I am a headteacher in the city of Milton Keynes, where I have been since April 2011, looking to make education effective for the whole child and keeping a distant relationship with the powers that be and their narrowing approach to education... but most of all I am looking to find out what it means to be both a follower of Jesus Christ and a passionate educator in the midst of an unsettled community. I am also a part time musician, part time linguist and lover of history and literature...committed both to freedom to learn and depth of learning for all our children. The views on this blog are all my own, and not in any way those of the school I lead!

4 responses »

  1. kayetkm says:

    I have recently started reading your blog, thanks for the interesting insights. I’m looking forward to watching Ken Robinson’s talk, thanks.

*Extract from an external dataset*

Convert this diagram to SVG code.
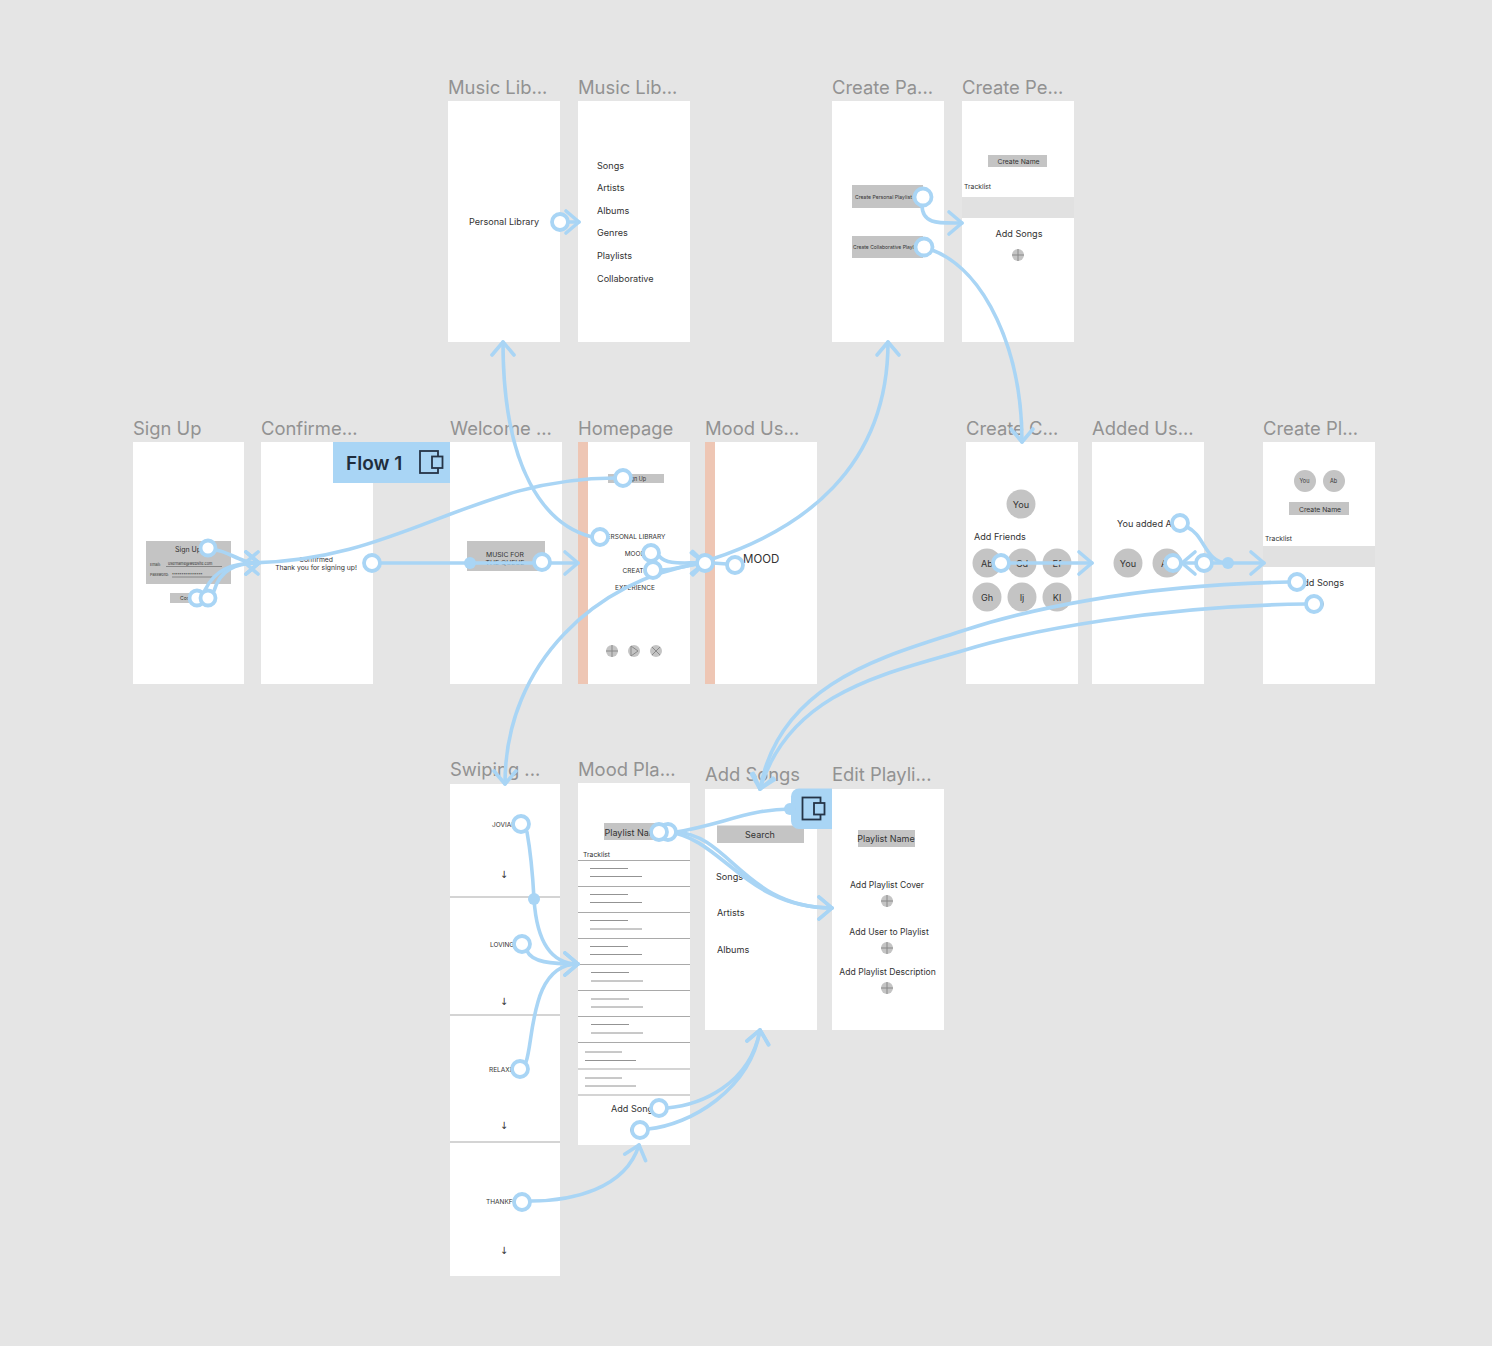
<svg xmlns="http://www.w3.org/2000/svg" width="1492" height="1346" viewBox="0 0 1492 1346">
<style>
text{font-family:Inter,"Liberation Sans",sans-serif;fill:#333;font-size:9.100px}
.t{font-size:18.400px;fill:#929292}
.f{fill:#fff}
.g{fill:#c4c4c4}
.b{fill:#e1e1e1}
.s{fill:#eec6b4}
.m{text-anchor:middle}
.d{stroke:#a9a9a9;stroke-width:1;fill:none}
.r{stroke:#777;stroke-width:.8;fill:none}
.ic{stroke:#8a8a8a;stroke-width:1;fill:none}
.c{fill:none;stroke:#a9d5f5;stroke-width:3.6;stroke-linecap:round}
.a{marker-end:url(#ar)}
.p{fill:#fff;stroke:#a9d5f5;stroke-width:3.8}
.o{fill:#a9d5f5}
.fi{fill:#a9d5f5;stroke:#253447;stroke-width:1.8}
.ar{font-family:"DejaVu Sans",sans-serif;font-size:10px;fill:#333}
</style>
<defs>
<marker id="ar" viewBox="-16 -14 20 28" markerWidth="20" markerHeight="28" refX="0" refY="0" orient="auto" markerUnits="userSpaceOnUse"><path d="M-13 -11L0 0L-13 11" fill="none" stroke="#a9d5f5" stroke-width="3.6" stroke-linecap="round" stroke-linejoin="round"/></marker>
<g id="plus"><circle r="6" class="g"/><path d="M-6 0H6M0-6V6" class="ic"/></g>
</defs>
<rect width="1492" height="1346" fill="#e5e5e5"/>

<g id="music-lib-1"><text class="t" x="448" y="94">Music Lib...</text><rect class="f" x="448" y="101" width="112" height="241"/><text x="469" y="225">Personal Library</text></g>
<g id="music-lib-2"><text class="t" x="578" y="94">Music Lib...</text><rect class="f" x="578" y="101" width="112" height="241"/><text x="597" y="168.500">Songs</text><text x="597" y="191">Artists</text><text x="597" y="214">Albums</text><text x="597" y="236">Genres</text><text x="597" y="259">Playlists</text><text x="597" y="281.500">Collaborative</text></g>
<g id="create-pa"><text class="t" x="832" y="94">Create Pa...</text><rect class="f" x="832" y="101" width="112" height="241"/><rect class="g" x="852" y="185" width="71" height="23"/><rect class="g" x="852" y="236" width="71" height="22"/><text x="855" y="198.500" style="font-size:5.100px">Create Personal Playlist</text><text x="853" y="249" style="font-size:5px">Create Collaborative Playlist</text></g>
<g id="create-pe"><text class="t" x="962" y="94">Create Pe...</text><rect class="f" x="962" y="101" width="112" height="241"/><rect class="g" x="988" y="155" width="59" height="12"/><text class="m" x="1018.500" y="163.500" style="font-size:6.800px">Create Name</text><text x="964" y="188.500" style="font-size:6.800px">Tracklist</text><rect class="b" x="962" y="197" width="112" height="21"/><text class="m" x="1019" y="237">Add Songs</text><use href="#plus" x="1018" y="255"/></g>

<g id="sign-up"><text class="t" x="133" y="435">Sign Up</text><rect class="f" x="133" y="442" width="111" height="242"/><rect class="g" x="146" y="541" width="85" height="43"/><text x="175" y="552" style="font-size:7px">Sign Up</text><text x="150" y="565.500" style="font-size:3.800px">Email:</text><text x="168" y="564.500" style="font-size:3.800px">username@website.com</text><path class="r" d="M166 566.500H222M172 577H215"/><text x="150" y="576" style="font-size:3.800px">Password:</text><text x="172" y="575.500" style="font-size:3.800px">****************</text><rect class="g" x="170" y="593" width="34" height="10"/><text x="180" y="600" style="font-size:5px">Confirm</text></g>
<g id="confirmed"><text class="t" x="261" y="435">Confirme...</text><rect class="f" x="261" y="442" width="112" height="242"/><text class="m" x="316" y="561.500" style="font-size:6.800px">Confirmed</text><text class="m" x="316" y="570" style="font-size:6.800px">Thank you for signing up!</text></g>
<g id="welcome"><text class="t" x="450" y="435">Welcome ...</text><rect class="f" x="450" y="442" width="112" height="242"/><rect class="g" x="467" y="541" width="78" height="30"/><text class="m" x="505" y="556.500" style="font-size:6.800px">MUSIC FOR</text><text class="m" x="505" y="565" style="font-size:6.800px">THE QUEUE</text></g>
<g id="homepage"><text class="t" x="578" y="435">Homepage</text><rect class="f" x="578" y="442" width="112" height="242"/><rect class="s" x="578" y="442" width="10" height="242"/><rect class="g" x="608" y="474" width="56" height="9"/><text class="m" x="636" y="480.500" style="font-size:5.500px">Sign Up</text><text class="m" x="634" y="539" style="font-size:6.500px">PERSONAL LIBRARY</text><text class="m" x="635" y="555.500" style="font-size:6.500px">MOOD</text><text class="m" x="635" y="572.500" style="font-size:6.500px">CREATE</text><text class="m" x="635" y="589.500" style="font-size:6.500px">EXPERIENCE</text><use href="#plus" x="612" y="651"/><g transform="translate(634 651)"><circle r="6" class="g"/><path d="M-3-5L4 0L-3 5Z" class="ic"/></g><g transform="translate(656 651)"><circle r="6" class="g"/><path d="M-4-4L4 4M4-4L-4 4" class="ic"/></g></g>
<g id="mood-us"><text class="t" x="705" y="435">Mood Us...</text><rect class="f" x="705" y="442" width="112" height="242"/><rect class="s" x="705" y="442" width="10" height="242"/><text x="743" y="563" style="font-size:11.500px">MOOD</text></g>
<g id="create-c"><text class="t" x="966" y="435">Create C...</text><rect class="f" x="966" y="442" width="112" height="242"/><circle class="g" cx="1021" cy="504" r="14.500"/><text class="m" x="1021" y="507.500">You</text><text x="974" y="540">Add Friends</text><circle class="g" cx="987" cy="563" r="14.500"/><circle class="g" cx="1022" cy="563" r="14.500"/><circle class="g" cx="1057" cy="563" r="14.500"/><circle class="g" cx="987" cy="597" r="14.500"/><circle class="g" cx="1022" cy="597" r="14.500"/><circle class="g" cx="1057" cy="597" r="14.500"/><text class="m" x="987" y="566.500">Ab</text><text class="m" x="1022" y="566.500">Cd</text><text class="m" x="1057" y="566.500">Ef</text><text class="m" x="987" y="600.500">Gh</text><text class="m" x="1022" y="600.500">Ij</text><text class="m" x="1057" y="600.500">Kl</text></g>
<g id="added-us"><text class="t" x="1092" y="435">Added Us...</text><rect class="f" x="1092" y="442" width="112" height="242"/><text x="1117" y="526.500">You added Ab</text><circle class="g" cx="1128" cy="563" r="14.500"/><circle class="g" cx="1167" cy="563" r="14.500"/><text class="m" x="1128" y="566.500">You</text><text class="m" x="1167" y="566.500">Ab</text></g>
<g id="create-pl"><text class="t" x="1263" y="435">Create Pl...</text><rect class="f" x="1263" y="442" width="112" height="242"/><circle class="g" cx="1305" cy="481" r="11"/><circle class="g" cx="1334" cy="481" r="11"/><text class="m" x="1304.500" y="483" style="font-size:5.500px">You</text><text class="m" x="1333.500" y="483" style="font-size:5.500px">Ab</text><rect class="g" x="1289" y="502" width="60" height="13"/><text class="m" x="1320" y="511.500" style="font-size:6.800px">Create Name</text><text x="1265" y="540.500" style="font-size:6.800px">Tracklist</text><rect class="b" x="1263" y="546" width="112" height="21"/><text class="m" x="1320.500" y="586">Add Songs</text><use href="#plus" x="1318" y="604"/></g>

<g id="swiping"><text class="t" x="450" y="776">Swiping ...</text><rect class="f" x="450" y="784" width="110" height="492"/><path class="d" d="M450 897H560M450 1015H560M450 1142H560"/><text x="492" y="826.500" style="font-size:6.500px">JOVIAL</text><text x="490" y="946.500" style="font-size:6.500px">LOVING</text><text x="489" y="1071.500" style="font-size:6.500px">RELAXED</text><text x="486" y="1204" style="font-size:6.500px">THANKFUL</text><text class="m ar" x="504" y="878">↓</text><text class="m ar" x="504" y="1005">↓</text><text class="m ar" x="504" y="1129">↓</text><text class="m ar" x="504" y="1254">↓</text></g>
<g id="mood-pla"><text class="t" x="578" y="776">Mood Pla...</text><rect class="f" x="578" y="783" width="112" height="362"/><rect class="g" x="604" y="823" width="63" height="17"/><text x="604.500" y="835.500" style="font-size:9px">Playlist Name</text><text x="583" y="856.500" style="font-size:6.800px">Tracklist</text><path class="d" d="M578 860.500H690M578 886.500H690M578 912.500H690M578 938.500H690M578 964.500H690M578 990.500H690M578 1016.500H690M578 1042.500H690M578 1069H690M578 1095H690"/><path class="r" d="M590 868.500H628M590 876.500H642M590 894.500H628M590 902.500H642M590 920.500H628M590 929H642M590 946.500H628M590 954.500H642M591 972.500H629M591 981H643M591 999H629M591 1007H643M591 1024.500H629M591 1033H643M585 1052H622M585 1060.500H636M585 1078H622M585 1086H636"/><text class="m" x="634.500" y="1112">Add Songs</text><use href="#plus" x="636" y="1130"/></g>
<g id="add-songs"><text class="t" x="705" y="781">Add Songs</text><rect class="f" x="705" y="789" width="112" height="241"/><rect class="g" x="717" y="825.500" width="87" height="17.500"/><text class="m" x="760" y="837.500" style="font-size:9px">Search</text><text x="716" y="879.500">Songs</text><text x="717" y="915.500">Artists</text><text x="717" y="952.500">Albums</text></g>
<g id="edit-playlist"><text class="t" x="832" y="781">Edit Playli...</text><rect class="f" x="832" y="789" width="112" height="241"/><rect class="g" x="858" y="830" width="57" height="17"/><text class="m" x="886" y="842" style="font-size:9px">Playlist Name</text><text class="m" x="887" y="888" style="font-size:8.600px">Add Playlist Cover</text><use href="#plus" x="887" y="901"/><text class="m" x="889" y="935" style="font-size:8.600px">Add User to Playlist</text><use href="#plus" x="887" y="948"/><text class="m" x="887.500" y="975" style="font-size:8.600px">Add Playlist Description</text><use href="#plus" x="887" y="988"/></g>

<g id="flow-1"><rect x="333" y="442" width="117" height="41" fill="#a9d5f5"/><text x="346" y="470" style="font-size:19px;font-weight:600;fill:#1f2d3d">Flow 1</text><rect class="fi" x="420" y="451" width="18" height="22"/><rect class="fi" x="432" y="456.500" width="10.500" height="11.500"/></g>
<g id="flow-2"><path d="M799 788.500H832V829H799A8 8 0 0 1 791 821V796.500A8 8 0 0 1 799 788.500Z" fill="#a9d5f5"/><rect class="fi" x="802.500" y="797.500" width="18" height="22"/><rect class="fi" x="814" y="803" width="10.500" height="11.500"/></g>

<g id="connectors">
<path class="c a" d="M216 550C230 552 240 563 259 563"/>
<path class="c a" d="M205 590C215 570 230 563 259 563"/>
<path class="c a" d="M214 591C220 570 235 563 259 563"/>
<path class="c a" d="M615 478C470 478 400 563 245 563"/>
<path class="c" d="M380 563H534"/>
<path class="c a" d="M550 563H578"/>
<path class="c a" d="M592 537C545 525 503 470 503 342"/>
<path class="c a" d="M659 556C668 566 685 562 705 563"/>
<path class="c a" d="M660 570C675 570 690 564 705 563"/>
<path class="c a" d="M697 564C600 580 505 660 505 784"/>
<path class="c a" d="M712 559C800 530 888 470 888 342"/>
<path class="c" d="M727 564L713 563"/>
<path class="c a" d="M922 205C922 225 940 223 962 223"/>
<path class="c a" d="M932 250C985 270 1022 350 1022 442"/>
<path class="c a" d="M568 222H579"/>
<path class="c a" d="M1009 563H1092"/>
<path class="c a" d="M1196 563H1182"/>
<path class="c" d="M1187 527C1205 535 1205 563 1228 563"/>
<path class="c a" d="M1212 563H1264"/>
<path class="c a" d="M1289 582C1130 585 1020 612 965 630C890 655 780 680 760 789"/>
<path class="c a" d="M1306 604C1160 606 1030 630 965 650C890 673 790 690 760 789"/>
<path class="c" d="M527 832C532 860 533 880 534 899"/>
<path class="c a" d="M534 899C536 930 545 964 578 964"/>
<path class="c a" d="M527 951C532 962 550 964 578 964"/>
<path class="c a" d="M526 1062C534 1040 530 964 578 964"/>
<path class="c a" d="M531 1201C570 1201 625 1190 639 1145"/>
<path class="c a" d="M667 1108C700 1105 750 1085 760 1030"/>
<path class="c a" d="M648 1129C690 1125 750 1090 760 1030"/>
<path class="c a" d="M676 832C730 835 745 908 832 908"/>
<path class="c a" d="M668 832C722 838 745 908 832 908"/>
<path class="c" d="M676 832C720 825 750 809 790 809"/>
<circle class="o" cx="470" cy="563" r="6"/><circle class="o" cx="1228" cy="563" r="6"/><circle class="o" cx="534" cy="899" r="6"/><circle class="o" cx="790" cy="809" r="6"/>
<circle class="p" cx="560" cy="222" r="8"/><circle class="p" cx="923" cy="197" r="8.500"/><circle class="p" cx="924" cy="247" r="8.500"/>
<circle class="p" cx="208" cy="548" r="7.500"/><circle class="p" cx="197" cy="598" r="7.500"/><circle class="p" cx="208" cy="598" r="7.500"/>
<circle class="p" cx="372" cy="563" r="8"/><circle class="p" cx="542" cy="562" r="8"/>
<circle class="p" cx="623" cy="478" r="8"/><circle class="p" cx="600" cy="537" r="8"/><circle class="p" cx="651" cy="553" r="8"/><circle class="p" cx="653" cy="570" r="8"/>
<circle class="p" cx="705" cy="563" r="8"/><circle class="p" cx="735" cy="565" r="8"/>
<circle class="p" cx="1001" cy="563" r="8"/><circle class="p" cx="1180" cy="523" r="8"/><circle class="p" cx="1173" cy="563" r="8"/><circle class="p" cx="1204" cy="563" r="8"/>
<circle class="p" cx="1297" cy="582" r="8"/><circle class="p" cx="1314" cy="604" r="8"/>
<circle class="p" cx="521" cy="824" r="8"/><circle class="p" cx="522" cy="944" r="8"/><circle class="p" cx="520" cy="1069" r="8"/><circle class="p" cx="522" cy="1202" r="8"/>
<circle class="p" cx="668" cy="832" r="8"/><circle class="p" cx="659" cy="832" r="8"/><circle class="p" cx="659" cy="1108" r="8"/><circle class="p" cx="640" cy="1130" r="8"/>
</g>
</svg>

    • Thanks, Kaye. It’s a funny old world on this side of the planet, and trying to make sense of what we believe, why we believe it and how it blesses children is a continual struggle. I am more fortunate than most, being at least in a position to help change things. Not all get the chance, and there are some pretty discouraged teachers in England at the moment.

  2. Glad you got to see the video, Huw. To me as a parent, the ‘industrial’ and ‘mechanistic’ approach seems grounded in OFSTED’s approach that the only things worth commenting on are the ‘countable’ pieces of data. I find that dismaying, even as someone who was a mathematician, and whose son excels in that field. The current school our children attend is only graded ‘Satisfactory’, thanks to a blip in the SATS two years ago, whereas the school we sadly had to withdraw them from is ludicrously rated ‘Good’, even though our children – especially our son – were manifestly under-valued as people and as students there. It surely has to be a Christian vision of education that values the flourishing of the whole person, and the fact that you clearly see that is one reason I appreciate your blog.

    • Dave, it’s a genuinely crazy world. I had cause on Friday to say thank you to a LA adviser who had come to last year’s debriefing from our inspection team, and because she did, she formed the LA’s official opinion of the school. Given that the daleks in the OFSTED writing team then squeezed out all the positive language from the lead inspector, I am just grateful that all the great things the inspectors actually said to us were recorded for posterity. And being “satisfactory” is no fun – they may well re-appear this term, before the numbers have had much chance to move upwards. We can defend a position, show them the progress, but whether we can get to “good” or not (which I am not fussed about, but my teachers and governors naturally are!) seems to be a source of mystery to everyone.